Good Karmah: Role-Playing for the USMCApr 29, 2008 17:46 UTC by Defense Industry Daily staff
Twentynine Palms, CA has hosted one of the Marine Corps’ most unique assets: battlefield foreign language specialist role players. Iraqis who play D&D? No, Iraqis who can help the Corps simulate life and cultural norms in Iraq. In recent days, the Marines have handed out over $400 million in contracts to keep that capability running – and extend it to Camp Lejeune. Characteristically, Alaskan firms have won both awards, just as they have taken a significant share of Special Operations Command’s foreign language PsyOps support contracts.

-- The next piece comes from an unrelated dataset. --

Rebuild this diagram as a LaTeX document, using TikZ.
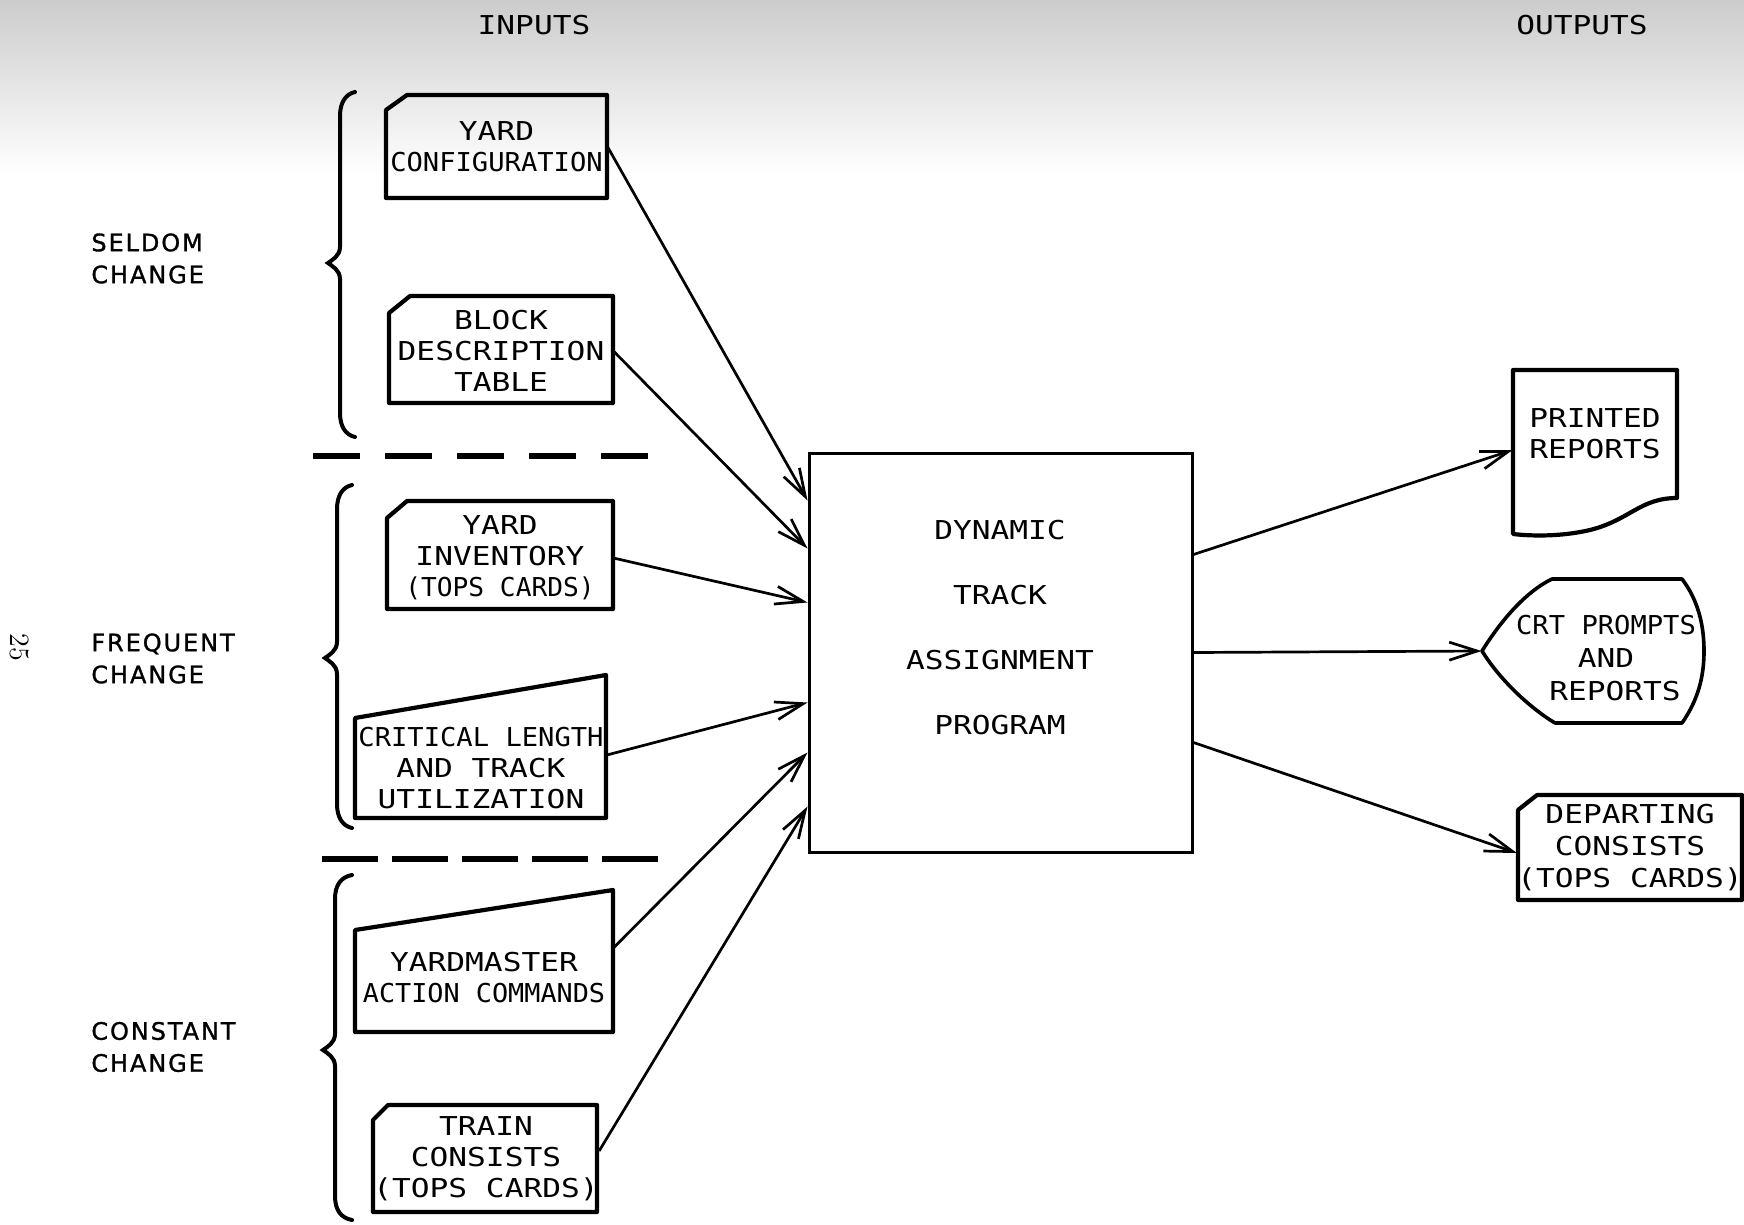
\documentclass[tikz,border=0pt]{standalone}
\usepackage{fontspec}
\usepackage{graphicx}
\usetikzlibrary{arrows.meta}
\newfontfamily\tw[FakeStretch=1.2]{DejaVu Sans Mono}
\newfontfamily\lbl[LetterSpace=8,FakeBold=1.2]{DejaVu Sans}
\newcommand\sqz[2]{\scalebox{#1}[1]{#2}}
% curly brace: end x, top y, spine x, tip x, tip y, bottom y
\newcommand\curlyb[6]{%
  \draw[bracestyle] (#1,#2) .. controls (#3+6,#2+2) and (#3,#2+10) .. (#3,#2+24)
    -- (#3,#5-16) .. controls (#3,#5-7) and (#4+4,#5-3) .. (#4,#5)
    .. controls (#4+4,#5+3) and (#3,#5+7) .. (#3,#5+16)
    -- (#3,#6-24) .. controls (#3,#6-10) and (#3+6,#6-2) .. (#1,#6);}
\begin{document}
\begin{tikzpicture}[x=0.5pt,y=-0.5pt,
  box/.style={rectangle, inner sep=0pt, align=center,
    font=\tw\fontsize{13pt}{15.5pt}\selectfont},
  outl/.style={line width=2.1pt, line join=round},
  bracestyle/.style={line width=2pt, line cap=round},
  sep/.style={line width=3pt},
  arr/.style={line width=1.35pt, -{Straight Barb[length=14pt,width=9pt,line width=1.35pt]}},
  side/.style={anchor=west, inner sep=0pt, align=left,
    font=\lbl\fontsize{12pt}{16pt}\selectfont},
  head/.style={inner sep=0pt, font=\tw\fontsize{13pt}{15.5pt}\selectfont}]
\useasboundingbox (0,0) rectangle (1744,1225);
\shade[top color=black!20, bottom color=white] (0,0) rectangle (1744,175);

% headings
\node[head] (hin) at (534,25) {INPUTS};
\node[head] (hout) at (1582,25) {OUTPUTS};

% side labels
\node[side] (lseldom) at (91,258.5) {SELDOM\\CHANGE};
\node[side] (lfreq) at (91,658.5) {FREQUENT\\CHANGE};
\node[side] (lconst) at (91,1047) {CONSTANT\\CHANGE};
\node[rotate=-90, inner sep=0pt, font=\rmfamily\fontsize{14pt}{14pt}\selectfont] (pg) at (20,647) {25};

% braces
\curlyb{355}{92}{340}{328}{263}{437}
\curlyb{352}{485}{337}{325}{658}{828}
\curlyb{352}{875}{335}{323}{1050}{1220}

% dashed separators
\draw[sep, dash pattern=on 23.5pt off 12.5pt] (313,456) -- (648,456);
\draw[sep, dash pattern=on 28pt off 7pt] (322,859) -- (658,859);

% input nodes
\node[box, minimum width=110.5pt, minimum height=51.5pt] (ycfg) at (496.5,146.5)
  {YARD\\\sqz{0.87}{CONFIGURATION}};
\draw[outl] (407,95) -- (607,95) -- (607,198) -- (386,198) -- (386,110) -- cycle;

\node[box, minimum width=112pt, minimum height=53.5pt] (bdt) at (501,351)
  {BLOCK\\DESCRIPTION\\TABLE};
\draw[outl] (410,296) -- (613,296) -- (613,403) -- (389,403) -- (389,313) -- cycle;

\node[box, minimum width=113pt, minimum height=54pt] (yinv) at (500,558)
  {YARD\\INVENTORY\\\sqz{0.84}{(TOPS CARDS)}};
\draw[outl] (407,501) -- (613,501) -- (613,609) -- (387,609) -- (387,518) -- cycle;

\node[box, minimum width=125.5pt, minimum height=50pt] (crit) at (481,768)
  {\sqz{0.87}{CRITICAL LENGTH}\\AND TRACK\\UTILIZATION};
\draw[outl] (355,718) -- (606,675) -- (606,818) -- (355,818) -- cycle;

\node[box, minimum width=129pt, minimum height=51pt] (ymas) at (484,978)
  {YARDMASTER\\\sqz{0.86}{ACTION COMMANDS}};
\draw[outl] (355,930) -- (613,890) -- (613,1032) -- (355,1032) -- cycle;

\node[box, minimum width=112pt, minimum height=53.5pt] (train) at (486,1159)
  {TRAIN\\CONSISTS\\(TOPS CARDS)};
\draw[outl] (388,1105) -- (597,1105) -- (597,1212) -- (373,1212) -- (373,1120) -- cycle;

% main program box
\node[draw, line width=1.5pt, rectangle, inner sep=0pt,
  minimum width=191.5pt, minimum height=199.5pt] (dtap) at (1000.5,652.5) {};
\node[box, font=\tw\fontsize{13pt}{32.5pt}\selectfont] (dtaptxt) at (1000,627.5)
  {DYNAMIC\\TRACK\\ASSIGNMENT\hspace*{8pt}\\PROGRAM};

% output nodes
\node[box, minimum width=82pt, minimum height=64pt] (prt) at (1595,434)
  {PRINTED\\REPORTS};
\draw[outl] (1513,370) -- (1677,370) -- (1677,498)
  .. controls (1640,498) and (1630,520) .. (1590,530)
  .. controls (1560,537) and (1530,536) .. (1513,534) -- cycle;

\node[box, minimum width=96.5pt, minimum height=72pt, font=\tw\fontsize{13pt}{16.5pt}\selectfont] (crt) at (1606,658)
  {\sqz{0.87}{CRT PROMPTS}\\AND\hspace*{9pt}\\\hspace*{9pt}REPORTS};
\draw[outl, line width=1.8pt] (1552,579) -- (1682,579)
  .. controls (1698,600) and (1704,625) .. (1704,651)
  .. controls (1704,677) and (1698,700) .. (1682,723)
  -- (1555,723)
  .. controls (1530,708) and (1500,680) .. (1482,651)
  .. controls (1500,622) and (1525,592) .. (1552,579) -- cycle;

\node[box, minimum width=112pt, minimum height=52.5pt, font=\tw\fontsize{13pt}{16pt}\selectfont] (dep) at (1630,848)
  {DEPARTING\\CONSISTS\\(TOPS CARDS)};
\draw[outl] (1537,795) -- (1742,795) -- (1742,900) -- (1518,900) -- (1518,810) -- cycle;

% input connectors
\draw[arr] (ycfg.east) -- ([yshift=76pt]dtap.west);
\draw[arr] (bdt.east) -- ([yshift=52pt]dtap.west);
\draw[arr] (yinv.east) -- ([yshift=25pt]dtap.west);
\draw[arr] ([yshift=6.5pt]crit.east) -- ([yshift=-25pt]dtap.west);
\draw[arr] ([yshift=15pt]ymas.east) -- ([yshift=-50pt]dtap.west);
\draw[arr] ([yshift=4pt]train.east) -- ([yshift=-77pt]dtap.west);

% output connectors
\draw[arr] ([yshift=49pt]dtap.east) -- ([yshift=-8pt]prt.west);
\draw[arr] (dtap.east) -- ([xshift=-13.75pt,yshift=3.5pt]crt.west);
\draw[arr] ([yshift=-45pt]dtap.east) -- ([yshift=-2.5pt]dep.west);
\end{tikzpicture}
\end{document}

These role player awards seems like large but inconsequential outlays, a sort of upside-down Disneyworld for Marines. In fact, they are more critical to current military effectiveness on the front lines than just about any piece of equipment DID covers. An example of how critical this work is can be found in journalist Michael Totten’s reports from the front lines. “Builders of Nations” noted the contrast between prior military training, and the civil administration work that characterizes current deployments to Fallujah. Totten writes:
“[Lieutenant Nathan Bibler, in Fallujah] has a Bachelor’s degree in Political Science. “In a lot of ways it helps me analyze and interpret,” he said. What helps more than anything, though, is a training program Marine officers go through in 29 Palms, California, before they’re deployed. “We were living in a town they built out in the desert with Iraqis.”

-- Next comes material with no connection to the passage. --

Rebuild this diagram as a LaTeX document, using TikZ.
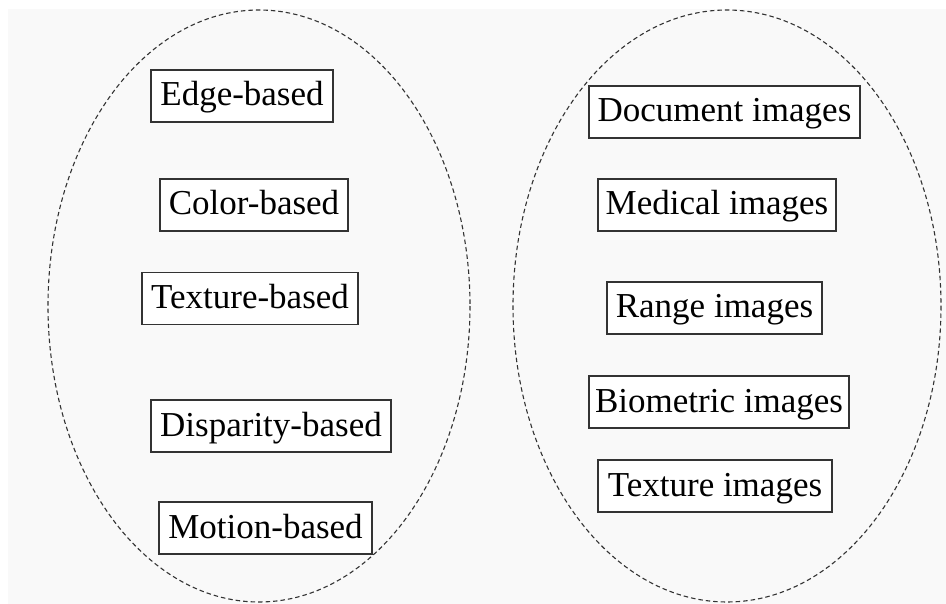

“Really,” I said. “Iraqi-Americans?”
“Yeah,” he said. “I don’t know if they were all U.S. citizens, but Iraqis who were already in the U.S. We were living in this town that they built. We lived in the town with the Iraqi Police right next door. Actually they lived with us part of the time.”

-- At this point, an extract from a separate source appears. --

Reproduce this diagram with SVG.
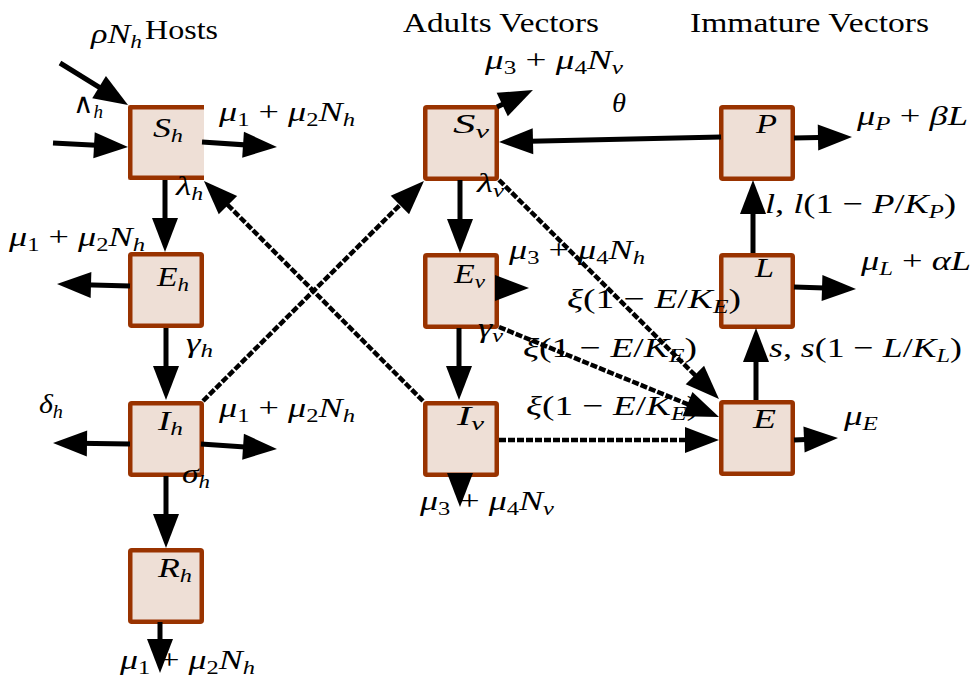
<svg xmlns="http://www.w3.org/2000/svg" width="973" height="679" viewBox="0 0 973 679">
<defs>
<style>
.box{fill:#EEDFD6;stroke:#993300;stroke-width:4.5;stroke-linejoin:round}
text{font-family:'Liberation Serif','DejaVu Serif',serif;font-size:28px;fill:#000}
.i{font-style:italic}
.sb{font-size:19px}
.c{stroke:#000;stroke-width:5;fill:none;marker-end:url(#ah)}
.d{stroke:#000;stroke-width:4.5;fill:none;stroke-dasharray:7 2;marker-end:url(#ah)}
</style>
<marker id="ah" markerUnits="userSpaceOnUse" markerWidth="36" markerHeight="28" viewBox="0 0 36 28" refX="26" refY="13" orient="auto" overflow="visible">
<path d="M0,0 L34,13 L0,26 Z" fill="#000"/>
</marker>
</defs>

<g id="Sh">
<rect x="128" y="105" width="76" height="75" fill="#EEDFD6"/>
<path d="M204,107.25 H130.25 V177.75 H204" fill="none" stroke="#993300" stroke-width="4.5" stroke-linejoin="round"/>
<text x="153" y="137" textLength="30" lengthAdjust="spacingAndGlyphs"><tspan class="i">S</tspan><tspan class="sb i" dy="5">h</tspan></text>
</g>
<g id="Eh">
<rect class="box" x="130.25" y="254.25" width="71.5" height="71.5" rx="1.5"/>
<text x="157" y="286" textLength="32" lengthAdjust="spacingAndGlyphs"><tspan class="i">E</tspan><tspan class="sb i" dy="5">h</tspan></text>
</g>
<g id="Ih">
<rect class="box" x="130.25" y="403.25" width="71.5" height="71.5" rx="1.5"/>
<text x="158" y="430" textLength="25" lengthAdjust="spacingAndGlyphs"><tspan class="i">I</tspan><tspan class="sb i" dy="5">h</tspan></text>
</g>
<g id="Rh">
<rect class="box" x="130.25" y="550.25" width="71.5" height="71.5" rx="1.5"/>
<text x="158" y="577" textLength="34" lengthAdjust="spacingAndGlyphs"><tspan class="i">R</tspan><tspan class="sb i" dy="5">h</tspan></text>
</g>
<g id="Sv">
<rect class="box" x="425.25" y="107.25" width="71.5" height="71.5" rx="1.5"/>
<text x="453" y="133" textLength="36" lengthAdjust="spacingAndGlyphs"><tspan class="i">S</tspan><tspan class="sb i" dy="5">v</tspan></text>
</g>
<g id="Ev">
<rect class="box" x="425.25" y="255.25" width="71.5" height="71.5" rx="1.5"/>
<text x="454" y="283" textLength="31" lengthAdjust="spacingAndGlyphs"><tspan class="i">E</tspan><tspan class="sb i" dy="5">v</tspan></text>
</g>
<g id="Iv">
<rect class="box" x="425.25" y="403.25" width="71.5" height="71.5" rx="1.5"/>
<text x="457" y="425" textLength="27" lengthAdjust="spacingAndGlyphs"><tspan class="i">I</tspan><tspan class="sb i" dy="5">v</tspan></text>
</g>
<g id="P">
<rect class="box" x="721.25" y="107.25" width="71.5" height="71.5" rx="1.5"/>
<text class="i" x="756" y="133" textLength="21" lengthAdjust="spacingAndGlyphs">P</text>
</g>
<g id="L">
<rect class="box" x="721.25" y="255.25" width="71.5" height="71.5" rx="1.5"/>
<text class="i" x="755" y="277" textLength="19" lengthAdjust="spacingAndGlyphs">L</text>
</g>
<g id="E">
<rect class="box" x="721.25" y="402.25" width="71.5" height="71.5" rx="1.5"/>
<text class="i" x="753" y="428" textLength="23" lengthAdjust="spacingAndGlyphs">E</text>
</g>

<g id="labels">
<text x="145" y="39" textLength="73" lengthAdjust="spacingAndGlyphs">Hosts</text>
<text x="403" y="32" textLength="196" lengthAdjust="spacingAndGlyphs">Adults Vectors</text>
<text x="690" y="32" textLength="239" lengthAdjust="spacingAndGlyphs">Immature Vectors</text>
<text x="91" y="43" textLength="51" lengthAdjust="spacingAndGlyphs"><tspan class="i">ρN</tspan><tspan class="sb i" dy="5">h</tspan></text>
<text x="73" y="113" textLength="30" lengthAdjust="spacingAndGlyphs">∧<tspan class="sb i" dy="5">h</tspan></text>
<text x="219" y="121" textLength="136" lengthAdjust="spacingAndGlyphs"><tspan class="i">μ</tspan><tspan class="sb" dy="5">1</tspan><tspan dy="-5"> + </tspan><tspan class="i">μ</tspan><tspan class="sb" dy="5">2</tspan><tspan class="i" dy="-5">N</tspan><tspan class="sb i" dy="5">h</tspan></text>
<text x="176" y="195" textLength="27" lengthAdjust="spacingAndGlyphs"><tspan class="i">λ</tspan><tspan class="sb i" dy="5">h</tspan></text>
<text x="9" y="246" textLength="136" lengthAdjust="spacingAndGlyphs"><tspan class="i">μ</tspan><tspan class="sb" dy="5">1</tspan><tspan dy="-5"> + </tspan><tspan class="i">μ</tspan><tspan class="sb" dy="5">2</tspan><tspan class="i" dy="-5">N</tspan><tspan class="sb i" dy="5">h</tspan></text>
<text x="186" y="352" textLength="27" lengthAdjust="spacingAndGlyphs"><tspan class="i">γ</tspan><tspan class="sb i" dy="5">h</tspan></text>
<text x="39" y="413" textLength="24" lengthAdjust="spacingAndGlyphs"><tspan class="i">δ</tspan><tspan class="sb i" dy="5">h</tspan></text>
<text x="219" y="417" textLength="136" lengthAdjust="spacingAndGlyphs"><tspan class="i">μ</tspan><tspan class="sb" dy="5">1</tspan><tspan dy="-5"> + </tspan><tspan class="i">μ</tspan><tspan class="sb" dy="5">2</tspan><tspan class="i" dy="-5">N</tspan><tspan class="sb i" dy="5">h</tspan></text>
<text x="182" y="483" textLength="28" lengthAdjust="spacingAndGlyphs"><tspan class="i">σ</tspan><tspan class="sb i" dy="5">h</tspan></text>
<text x="120" y="669" textLength="135" lengthAdjust="spacingAndGlyphs"><tspan class="i">μ</tspan><tspan class="sb" dy="5">1</tspan><tspan dy="-5"> + </tspan><tspan class="i">μ</tspan><tspan class="sb" dy="5">2</tspan><tspan class="i" dy="-5">N</tspan><tspan class="sb i" dy="5">h</tspan></text>
<text x="485" y="69" textLength="138" lengthAdjust="spacingAndGlyphs"><tspan class="i">μ</tspan><tspan class="sb" dy="5">3</tspan><tspan dy="-5"> + </tspan><tspan class="i">μ</tspan><tspan class="sb" dy="5">4</tspan><tspan class="i" dy="-5">N</tspan><tspan class="sb i" dy="5">v</tspan></text>
<text class="i" x="612" y="112" textLength="14" lengthAdjust="spacingAndGlyphs">θ</text>
<text x="477" y="192" textLength="27" lengthAdjust="spacingAndGlyphs"><tspan class="i">λ</tspan><tspan class="sb i" dy="5">v</tspan></text>
<text x="857" y="125" textLength="111" lengthAdjust="spacingAndGlyphs"><tspan class="i">μ</tspan><tspan class="sb i" dy="5">P</tspan><tspan dy="-5"> + </tspan><tspan class="i">βL</tspan></text>
<text x="765" y="213" textLength="191" lengthAdjust="spacingAndGlyphs"><tspan class="i">l</tspan>, <tspan class="i">l</tspan>(1 − <tspan class="i">P</tspan>/<tspan class="i">K</tspan><tspan class="sb i" dy="5">P</tspan><tspan dy="-5">)</tspan></text>
<text x="509" y="259" textLength="136" lengthAdjust="spacingAndGlyphs"><tspan class="i">μ</tspan><tspan class="sb" dy="5">3</tspan><tspan dy="-5"> + </tspan><tspan class="i">μ</tspan><tspan class="sb" dy="5">4</tspan><tspan class="i" dy="-5">N</tspan><tspan class="sb i" dy="5">h</tspan></text>
<text x="861" y="270" textLength="110" lengthAdjust="spacingAndGlyphs"><tspan class="i">μ</tspan><tspan class="sb i" dy="5">L</tspan><tspan dy="-5"> + </tspan><tspan class="i">αL</tspan></text>
<text x="567" y="308" textLength="174" lengthAdjust="spacingAndGlyphs"><tspan class="i">ξ</tspan>(1 − <tspan class="i">E</tspan>/<tspan class="i">K</tspan><tspan class="sb i" dy="5">E</tspan><tspan dy="-5">)</tspan></text>
<text x="478" y="337" textLength="25" lengthAdjust="spacingAndGlyphs"><tspan class="i">γ</tspan><tspan class="sb i" dy="5">v</tspan></text>
<text x="523" y="357" textLength="174" lengthAdjust="spacingAndGlyphs"><tspan class="i">ξ</tspan>(1 − <tspan class="i">E</tspan>/<tspan class="i">K</tspan><tspan class="sb i" dy="5">E</tspan><tspan dy="-5">)</tspan></text>
<text x="769" y="357" textLength="193" lengthAdjust="spacingAndGlyphs"><tspan class="i">s</tspan>, <tspan class="i">s</tspan>(1 − <tspan class="i">L</tspan>/<tspan class="i">K</tspan><tspan class="sb i" dy="5">L</tspan><tspan dy="-5">)</tspan></text>
<text x="526" y="415" textLength="173" lengthAdjust="spacingAndGlyphs"><tspan class="i">ξ</tspan>(1 − <tspan class="i">E</tspan>/<tspan class="i">K</tspan><tspan class="sb i" dy="5">E</tspan><tspan dy="-5">)</tspan></text>
<text x="844" y="425" textLength="34" lengthAdjust="spacingAndGlyphs"><tspan class="i">μ</tspan><tspan class="sb i" dy="5">E</tspan></text>
<text x="420" y="510" textLength="134" lengthAdjust="spacingAndGlyphs"><tspan class="i">μ</tspan><tspan class="sb" dy="5">3</tspan><tspan dy="-5"> + </tspan><tspan class="i">μ</tspan><tspan class="sb" dy="5">4</tspan><tspan class="i" dy="-5">N</tspan><tspan class="sb i" dy="5">v</tspan></text>
</g>

<g id="connectors">
<line class="c" x1="60" y1="63" x2="121.2" y2="100.8"/>
<line class="c" x1="53" y1="143" x2="120" y2="146.6"/>
<line class="c" x1="202" y1="142" x2="269" y2="146.5"/>
<line class="c" x1="165" y1="180" x2="165" y2="244"/>
<line class="c" x1="130" y1="286" x2="65" y2="284.2"/>
<line class="c" x1="166" y1="328" x2="166" y2="392"/>
<line class="c" x1="130" y1="444" x2="61" y2="443.1"/>
<line class="c" x1="201" y1="444" x2="269" y2="448.5"/>
<line class="c" x1="166" y1="476" x2="166" y2="540"/>
<line class="c" x1="160" y1="622" x2="160" y2="665"/>
<line class="c" x1="497" y1="107" x2="525.7" y2="93.4"/>
<line class="c" x1="721" y1="137" x2="507" y2="141.8"/>
<line class="c" x1="794" y1="138" x2="844" y2="137.1"/>
<line class="c" x1="460" y1="180" x2="460" y2="245"/>
<line class="c" x1="497" y1="288" x2="521" y2="288"/>
<line class="c" x1="459" y1="328" x2="459" y2="392"/>
<line class="c" x1="460" y1="476" x2="460" y2="499"/>
<line class="c" x1="753" y1="253" x2="753" y2="188"/>
<line class="c" x1="794" y1="287" x2="848" y2="288.7"/>
<line class="c" x1="756" y1="400" x2="756" y2="336"/>
<line class="c" x1="794" y1="440" x2="830" y2="438.4"/>
<line class="d" x1="203" y1="401" x2="418.3" y2="186.6"/>
<line class="d" x1="423" y1="401" x2="209.6" y2="186.7"/>
<line class="d" x1="499" y1="180" x2="713.3" y2="393.4"/>
<line class="d" x1="499" y1="327" x2="711.6" y2="414"/>
<line class="d" x1="499" y1="440" x2="711" y2="440"/>
</g>
</svg>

Enlisted men don’t go through role playing training in 29 Palms, but every officer who mentioned it to me said those exercises were eerily effective, that actors from Iraq hired to play Iraqis in Iraq during counter-terrorist warfare turned out to be surprisingly like real Iraqis in a real counter-terrorist war.”
Read his full report. For additional background flavor and a better sense of the challenges involved, see also his interview with USMC Captain Quintin Jones, commanding officer at Outpost Delta in the city of Karmah, Iraq.
April 28/08: ILSC Holdings, LC division Defense Training Services in Anchorage, AK received a $91.8 million firm-fixed-price, indefinite-delivery/ indefinite-quantity contract “to provide civilians on the battlefield foreign language specialist role players to support United States Marine Corps pre-deployment training at Marine Corps Base Camp Lejeune, N.C.”
The preponderance of the work will be performed at Marine Corps Base Camp Lejeune, N.C., and work is expected to be complete in March 2013. This effort was awarded as a sole source 8(a) set aside for woman or minority owned businesses. The Marine Corps System Command, Orlando, FL issued the contract (M67854-08-D-8028).
April 23/08: Tatitlek Support Services, Inc. in Anchorage, Alaska received a $319.2 million firm-fixed-price, indefinite-delivery/ indefinite-quantity contract to provide civilians on the battlefield foreign language specialist role players to support United States Marine Corps pre-deployment training at Twentynine Palms, CA. The preponderance of the work will be performed at Marine Corps Air Ground Combat Center, Marine Corps Base Twentynine Palms, CA, and work is expected to be complete in March 2013. Contract funds will not expire at the end of the current fiscal year. The Marine Corps System Command in Orlando, FL issued the contract (M67854-08-D-8029).